Helen Falconer 

Oblique glimpses

Susan Perabo is an impeccable author - not a word out of place, nor emotion overblown, not a single false step in 178 pages of prose. Toting this polished clutchbag of diamond stories, she has staged a poised entry into the gallery of US writing. She is only 29, yet her work has already been anthologised in Best American Short Stories. She teaches creative writing at Dickinson College, Pennsylvania, and I can't help pointing out that she was the first woman to play NCAA baseball and is honoured in the Baseball Hall of Fame in New York. This is a seriously disciplined woman.
  
  


Susan Perabo is an impeccable author - not a word out of place, nor emotion overblown, not a single false step in 178 pages of prose. Toting this polished clutchbag of diamond stories, she has staged a poised entry into the gallery of US writing. She is only 29, yet her work has already been anthologised in Best American Short Stories. She teaches creative writing at Dickinson College, Pennsylvania, and I can't help pointing out that she was the first woman to play NCAA baseball and is honoured in the Baseball Hall of Fame in New York. This is a seriously disciplined woman.
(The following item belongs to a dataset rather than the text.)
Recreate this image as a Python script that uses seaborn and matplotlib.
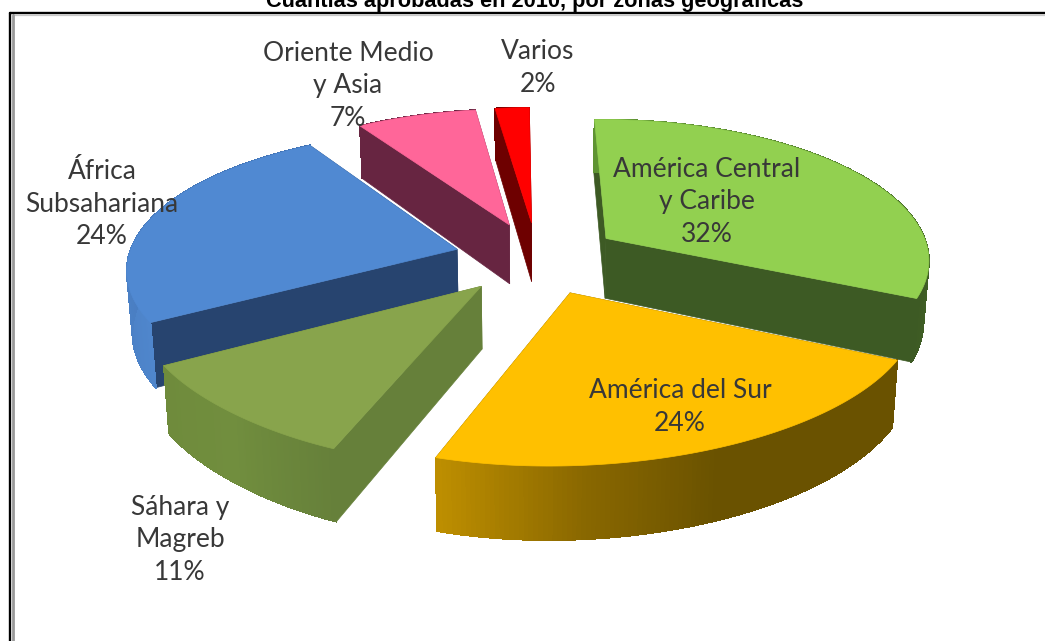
import numpy as np
import matplotlib
matplotlib.use("Agg")
import matplotlib.pyplot as plt
from matplotlib.collections import PolyCollection
import seaborn as sns

TITLE = "Cuantías aprobadas en 2010, por zonas geográficas"
CATEGORIES = ["América Central\ny Caribe", "América del Sur", "Sáhara y\nMagreb",
              "África\nSubsahariana", "Oriente Medio\ny Asia", "Varios"]
VALUES = [32, 24, 11, 24, 7, 2]

TOP_COLORS = ["#92d050", "#ffc000", "#88a44c", "#5089d2", "#ff6699", "#ff0000"]
FACE_COLORS = ["#3d5a24", "#6a5200", "#66803a", "#27446f", "#672541", "#6e0000"]
WALL_STOPS = [["#5f9433", "#3d5a24"], ["#6a5200", "#6a5200", "#6a5200", "#8a6800", "#bd8e00"],
              ["#66803a", "#718e3e", "#6f8b3c"], ["#4f86cc", "#3f6fb0"],
              ["#672541", "#672541"], ["#6e0000", "#6e0000"]]
RIM_BULGE = [0.008, -0.04, -0.01, 0.02, 0, 0]
LABEL_X = [707, 680, 180, 102, 348, 538]
LABEL_Y = [202, 407, 540, 204, 86, 68]
DRAW_ORDER = [5, 4, 3, 0, 2, 1]

# camara del pastel 3D de Excel, ajustada a ojo sobre la imagen
CENTER = (537.4, 257.9)
RADIUS = 323.5
TILT = 0.437
PERSP = 0.145
ROTATION = -0.6
EXPLODE = 0.258
DEPTH = 61
BOTTOM_SHRINK = 0.986


def project(off, ang, r, drop=0.0):
    """ang in degrees clockwise from 12 o'clock, r in radius fractions"""
    a = np.radians(ang)
    x, y = off[0] + r * np.sin(a), off[1] + r * np.cos(a)
    f = 1 / (1 + PERSP * y)
    shrink = 1 - drop * (1 - BOTTOM_SHRINK)
    return (CENTER[0] + RADIUS * x * f * shrink,
            CENTER[1] - RADIUS * y * TILT * f + drop * DEPTH * f)


sns.set_theme(style="white")
plt.rcParams["font.family"] = ["Lato", "DejaVu Sans"]

fig = plt.figure(figsize=(10.45, 6.41), dpi=100)
ax = fig.add_axes([0, 0, 1, 1])
ax.set_xlim(0, 1045)
ax.set_ylim(641, 0)
ax.axis("off")

edges = np.concatenate([[0], np.cumsum(VALUES)]) * 360 / sum(VALUES) + ROTATION

for layer, i in enumerate(DRAW_ORDER):
    start, end = edges[i], edges[i + 1]
    mid = np.radians((start + end) / 2)
    off = (EXPLODE * np.sin(mid), EXPLODE * np.cos(mid))
    angles = np.linspace(start, end, 120)
    rims = 1 + RIM_BULGE[i] * np.sin(np.linspace(0, np.pi, len(angles)))
    for ang in (start, end):
        quad = [project(off, ang, 0), project(off, ang, 1),
                project(off, ang, 1, 1), project(off, ang, 0, 1)]
        ax.fill(*zip(*quad), color=FACE_COLORS[i], lw=0.5, zorder=layer * 3 + 1)
    wall_cols = sns.blend_palette(WALL_STOPS[i], len(angles) - 1)
    quads = [[project(off, angles[k], rims[k]), project(off, angles[k + 1], rims[k + 1]),
              project(off, angles[k + 1], rims[k + 1], 1), project(off, angles[k], rims[k], 1)]
             for k in range(len(angles) - 1)]
    ax.add_collection(PolyCollection(quads, facecolors=wall_cols, edgecolors=wall_cols,
                                     linewidths=0.6, antialiaseds=False, zorder=layer * 3 + 2))
    top = [project(off, start, 0)] + [project(off, a, r) for a, r in zip(angles, rims)]
    ax.fill(*zip(*top), color=TOP_COLORS[i], lw=0.5, zorder=layer * 3 + 3)

for name, val, x, y in zip(CATEGORIES, VALUES, LABEL_X, LABEL_Y):
    ax.text(x, y, f"{name}\n{val}%", ha="center", va="center", fontsize=19,
            color="#383838", linespacing=1.37, zorder=50)

# marco y titulo cortado por arriba
ax.plot([10, 1045], [13, 13], color="black", lw=1.7, zorder=60)
ax.plot([10, 10], [13, 641], color="black", lw=1.7, zorder=60)
ax.plot([13, 1045], [15, 15], color="#c8c8c8", lw=0.9, zorder=59)
ax.plot([13, 13], [15, 641], color="#9a9a9a", lw=2, zorder=59)
ax.text(535, 6.5, TITLE, ha="center", va="baseline", fontsize=15.7, fontweight="bold",
        family=["Liberation Sans", "DejaVu Sans"], color="black")

fig.savefig("out.png", dpi=100)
She states in the publisher's blurb that she "loves disasters, national tragedies, freak deaths", but really her stuff is more contained; the tragedies are minor, quirky, as in the young man who tries to think the best of everyone allowing himself a moment of schadenfreude; or the father who discovers his children are active sexual beings; or the ex-husband who fakes amnesia to get back with his wife. My personal favourite is the wimpish boy who finds out his inadequate father inhabits the same tough-guy fantasy world as he does. Yet every story is so quality controlled, so air-brushed of flaws, it is impossible to single one out as special.

Although there is much about love and loss, the title story is the one possible tear-jerker - a bereaved mother projecting her grief on to the family dog. This oblique look at the ultimate sorrow sums up Perabo's glancing style; all meanings are transferred; her characters, like the author, confront their emotions sideways on.

Interestingly, Explaining Death To The Dog is also one of only three stories in this collection of 11 to be written in a woman's voice - that seems to me unusual, given the author's gender. Even the story with two equal protagonists, one boy, one girl, is told by the boy. Perhaps Perabo thinks you can get away with a cooler tone if you speak as a male. Or maybe she is seeking something even more detached: an unsullied androgynous voice. It is certainly true that with many of her stories it takes quite a few pages to figure out the narrator's sex.

I wouldn't say Perabo ever gets funny, as in thigh slapping, but she is witty. She enjoys setting comic scenarios: a Hollywood actor's ageing father turns out to be a cat burglar, pinching jewellery from his famous neighbours; a past-it Batman's ageing butler just longs to retire; a woman panics as her respectable school-teacher mother, now retired, cold-bloodedly sets about blowing her entire pension on lottery tickets. Yet even when Perabo is at her most daring, nothing ever gets out of control. I have never seen her picture (it is not on the cover); she might be a mess; but I picture her without a hair out of place - even when she is playing baseball.